Long-term climate-influenced land cover change in discontinuous permafrost peatland complexes

Abstract

Abstract. The discontinuous permafrost zone is undergoing rapid transformation as a result of unprecedented permafrost thaw brought on by circumpolar climate warming. Rapid warming over recent decades has significantly decreased the area underlain by permafrost in peatland complexes. It has catalysed extensive landscape transitions in the Taiga Plains of northwestern Canada, transforming forest-dominated landscapes to those that are wetland dominated. However, the advanced stages of this landscape transition, and the hydrological and thermal mechanisms and feedbacks governing these environments, are unclear.

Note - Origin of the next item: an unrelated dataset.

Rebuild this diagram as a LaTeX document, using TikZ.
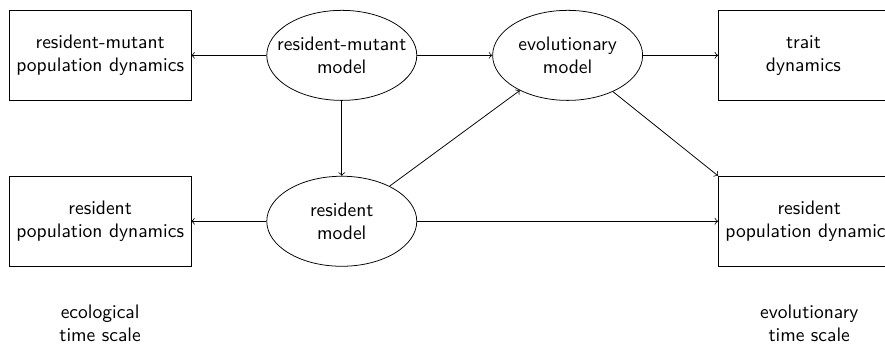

This study explores the current trajectory of land cover change across a 300 000 km2 region of northwestern Canada's discontinuous permafrost zone by presenting a north–south space-for-time substitution that capitalizes on the region's 600 km latitudinal span. We combine extensive geomatics data across the Taiga Plains with ground-based hydrometeorological measurements collected in the Scotty Creek basin, Northwest Territories, Canada, which is located in the medial latitudes of the Taiga Plains and is undergoing rapid landscape change. These data are used to inform a new conceptual framework of landscape evolution that accounts for the observed patterns of permafrost thaw-induced land cover change and provides a basis for predicting future changes. Permafrost thaw-induced changes in hydrology promote partial drainage and drying of collapse scar wetlands, leading to areas of afforestation forming treed wetlands without underlying permafrost. Across the north–south latitudinal gradient spanning the Taiga Plains, relatively undisturbed forested plateau–wetland complexes dominate the region's higher latitudes, forest–wetland patchwork are most prevalent at the medial latitudes, and forested peatlands are increasingly present across lower latitudes. This trend reflects the progression of wetland transition occurring locally in the plateau–wetland complexes of the Scotty Creek basin and informs our understanding of the anticipated trajectory of change in the discontinuous permafrost zone.